Our Showcase Scenario
Let’s pick something near to reality and define our scenario as a bunch of microservices, deployed from pipelines in Gitlab onto a managed kubernetes cluster on Azure. The cluster should be monitored by the usual suspects (yes, Prometheus) but we will interconnect all environments on our own:
Part 1 will examine what is important to us to learn from the scenario, setup the MetaControl project and design our workspace.
Part 2 will cover our workload — a sample Java microservice and the Gitlab pipeline. We will use webhooks to consume the pipeline’s state and look into mappings to make them visible in MetaControl.
Part 3 will have a look on how to send custom events from an application using REST APIs. We will also look on specific integrations with Spring Boot and application logging
Part 4 is where we consume events from our AKS and Azure infra using the Collector SDK and actually scrape data in a custom way.
Part 5 will dive into alerting, how to set it up without getting annoyed.
Part 6 will describe how to visualize the environment in all its beauty to make it explainable to others.
Also make sure to visit verticle.io and learn a bit about MetaControl.
Part 1: Identifying the important bits
Probably the hardest part is to find out what brings most value to the team. Its easy to drown in vanity metrics, so the first question is:
Question: What information is worth the time and attention from the team?
Answer: Anything that is actionable enough and reasonably impacts your business.
This is of course a very simplified view. In reality there is a big grey zone that can quickly change severity from “unimportant” to “critical”.
We know that important things happen in all places throughout the scenario environment, so let’s try to structure this first.
We will use a forked version of Spring Boot’s Petclinic that we extended a bit.
Spring Boot comes with an excellent interface to get telemetry, health states and meta information from its stack. We will scrape the actuator endpoints, monitor exceptions and raise events for the important bits of the business logic.
We use gitlab.com as our main source repository. It will also run our pipelines to create
- dockerized microservices images for the Java application
- deployment pipelines with helm to kubernetes
So obviously this is one of the major assets in automation we should care for. Let’s watch the pipelines states by utilizing Gitlab’s webhook feature.

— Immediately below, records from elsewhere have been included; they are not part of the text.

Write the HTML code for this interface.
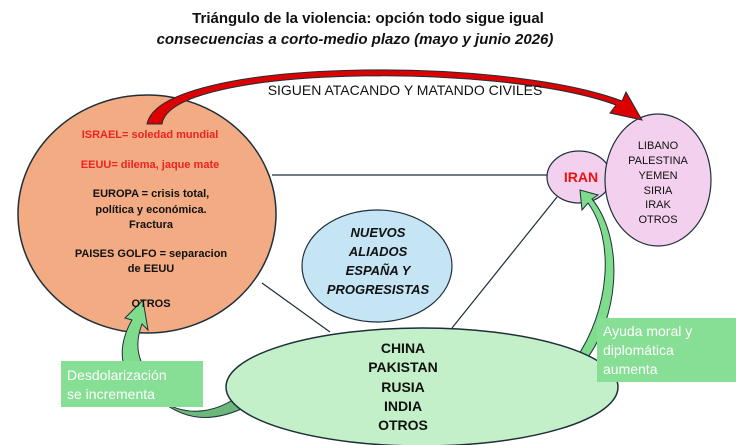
<!DOCTYPE html>
<html><head><meta charset="utf-8"><style>
body{margin:0;width:736px;height:445px;background:#fff;overflow:hidden;font-family:"Liberation Sans",sans-serif}
svg{position:absolute;left:0;top:0}
</style></head><body>
<svg width="736" height="445" viewBox="0 0 736 445">
<g font-family="Liberation Sans, sans-serif">
<text x="368" y="23" text-anchor="middle" font-size="15" font-weight="bold" fill="#111">Triángulo de la violencia: opción todo sigue igual</text>
<text x="355" y="44" text-anchor="middle" font-size="15" font-weight="bold" font-style="italic" fill="#111">consecuencias a corto-medio plazo (mayo y junio 2026)</text>

<line x1="272" y1="175" x2="548" y2="175" stroke="#1f2f3a" stroke-width="1.2"/>
<line x1="262" y1="283" x2="330" y2="332" stroke="#1f2f3a" stroke-width="1.2"/>
<line x1="452" y1="328" x2="557" y2="197" stroke="#1f2f3a" stroke-width="1.2"/>

<ellipse cx="147" cy="214" rx="129" ry="119" fill="#f2ab83" stroke="#1f2f3a" stroke-width="1.5"/>
<ellipse cx="579" cy="177" rx="32" ry="26" fill="#f2d0ee" stroke="#1f2f3a" stroke-width="1.2"/>
<ellipse cx="658" cy="180" rx="53" ry="66" fill="#f2d0ee" stroke="#1f2f3a" stroke-width="1.2"/>
<ellipse cx="377" cy="266" rx="75" ry="56" fill="#c5e5f5" stroke="#1f2f3a" stroke-width="1.2"/>

<path d="M160,400 C110,380 120,340 132,320 L125,318 L143,300 L148,330 L142,324 C132,350 140,375 170,390 Z" fill="#7fdc8c" stroke="#1f2f3a" stroke-width="1"/>
<path d="M160,400 C190,420 220,410 240,395 L250,405 C220,420 190,425 160,400 Z" fill="#6ab87a" stroke="#1f2f3a" stroke-width="1"/>
<path d="M575,360 C610,310 615,240 588,203 L582,210 L580,190 L598,195 L592,199 C625,240 620,320 582,365 Z" fill="#7fdc8c" stroke="#1f2f3a" stroke-width="1"/>

<ellipse cx="422" cy="387" rx="196" ry="59" fill="#c3f0c8" stroke="#1f2f3a" stroke-width="1.5"/>

<path d="M147,124 C160,58 500,55 622,101 L626,92 L642,120 L610,113 L616,105 C500,62 170,65 162,124 Z" fill="#dd0000" stroke="#1f2f3a" stroke-width="1"/>
<text x="405" y="95" text-anchor="middle" font-size="14" fill="#111">SIGUEN ATACANDO Y MATANDO CIVILES</text>

<g font-size="11" font-weight="bold" text-anchor="middle">
<text x="150" y="138" fill="#ee2222">ISRAEL= soledad mundial</text>
<text x="150" y="168" fill="#ee2222">EEUU= dilema, jaque mate</text>
<text x="151" y="197" fill="#111">EUROPA = crisis total,</text>
<text x="151" y="213" fill="#111">política y económica.</text>
<text x="151" y="228" fill="#111">Fractura</text>
<text x="151" y="257" fill="#111">PAISES GOLFO = separacion</text>
<text x="151" y="272" fill="#111">de EEUU</text>
<text x="151" y="307" fill="#111">OTROS</text>
</g>
<text x="581" y="182" text-anchor="middle" font-size="14" font-weight="bold" fill="#ee1111">IRAN</text>
<g font-size="11" text-anchor="middle" fill="#111">
<text x="658" y="149">LIBANO</text>
<text x="658" y="164">PALESTINA</text>
<text x="658" y="179">YEMEN</text>
<text x="658" y="194">SIRIA</text>
<text x="658" y="208">IRAK</text>
<text x="658" y="223">OTROS</text>
</g>
<g font-size="13" font-weight="bold" font-style="italic" text-anchor="middle" fill="#111">
<text x="378" y="237">NUEVOS</text>
<text x="378" y="256">ALIADOS</text>
<text x="378" y="275">ESPAÑA Y</text>
<text x="378" y="294">PROGRESISTAS</text>
</g>
<g font-size="14" font-weight="bold" text-anchor="middle" fill="#111">
<text x="403" y="353">CHINA</text>
<text x="403" y="372">PAKISTAN</text>
<text x="403" y="392">RUSIA</text>
<text x="403" y="411">INDIA</text>
<text x="403" y="430">OTROS</text>
</g>
<rect x="61" y="361" width="142" height="46" fill="#86df94"/>
<text x="67" y="380" font-size="14" fill="#fff">Desdolarización</text>
<text x="67" y="399" font-size="14" fill="#fff">se incrementa</text>
<rect x="597" y="318" width="139" height="64" fill="#86df94"/>
<text x="603" y="336" font-size="14" fill="#fff">Ayuda moral y</text>
<text x="603" y="355" font-size="14" fill="#fff">diplomática</text>
<text x="603" y="374" font-size="14" fill="#fff">aumenta</text>
</g>
</svg>
</body></html>
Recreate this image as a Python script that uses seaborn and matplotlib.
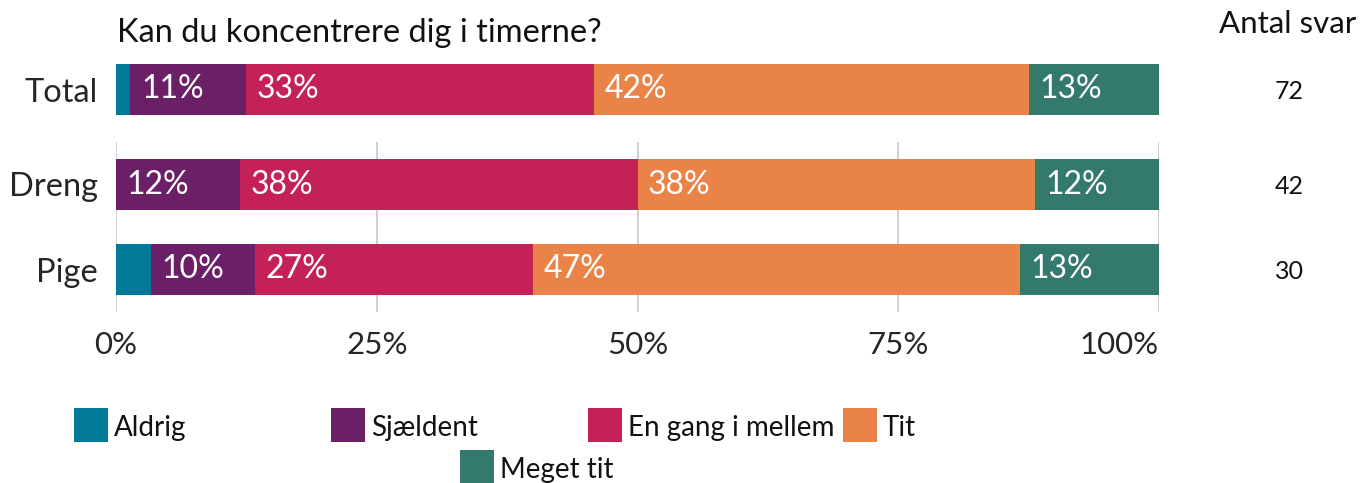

This is big. Azure allows some pretty nifty integrations via its APIs. You can watch infra events, platform alerts and dig into logs for all components.
We will add an Application Gateway to our setup and monitor the response time and the response http states. That way we can quickly learn about the users experience.
For AKS we will monitor events with Fireboard Oculus (Github), a small service that reports k8s events to MetaControl. We are especially interested in failing application pods.
We will also deploy and monitor Prometheus and its Alerts API (so somewhat replace Alertmanager) and watch some prominent labels.
And finally we will propagate events to Slack using FireBot, MetaControl’s ChatOps app.
If you want to build this setup along the series you need
- a Gitlab.com account (free) or an installation
- an active Azure subscription
- a MetaControl Early-Access seat
We are about to start early access, make sure you reserve your seat at https://verticle.io.
After receiving your invite you can use the default team workspace and attach an external git repository (e.g. Github, Bitbucket). In our case we will choose a free Gitlab.com repo and also run our scenario pipelines there.
MetaControl will commit the default configuration to it and you are ready to start.
The workspace repo
MetaControl makes heavy use of YAML files stored in external git repositories. Each repo is team specific and contains e.g.
- workspace structure definitions
- view configurations, like e.g. the stackboard and schematics
- alert configs for the team
- webhook payload mappings
That way all configurations can be version-controlled and MetaControl will pull the latest commit.
All incoming events are stored in buckets that can be shared with other teams. It is useful to create buckets for different event categories.
We will start off with the default bucket and will create a more fine grained structure throughout the series.
The project setup is done at this point. Let’s dive into some implementations.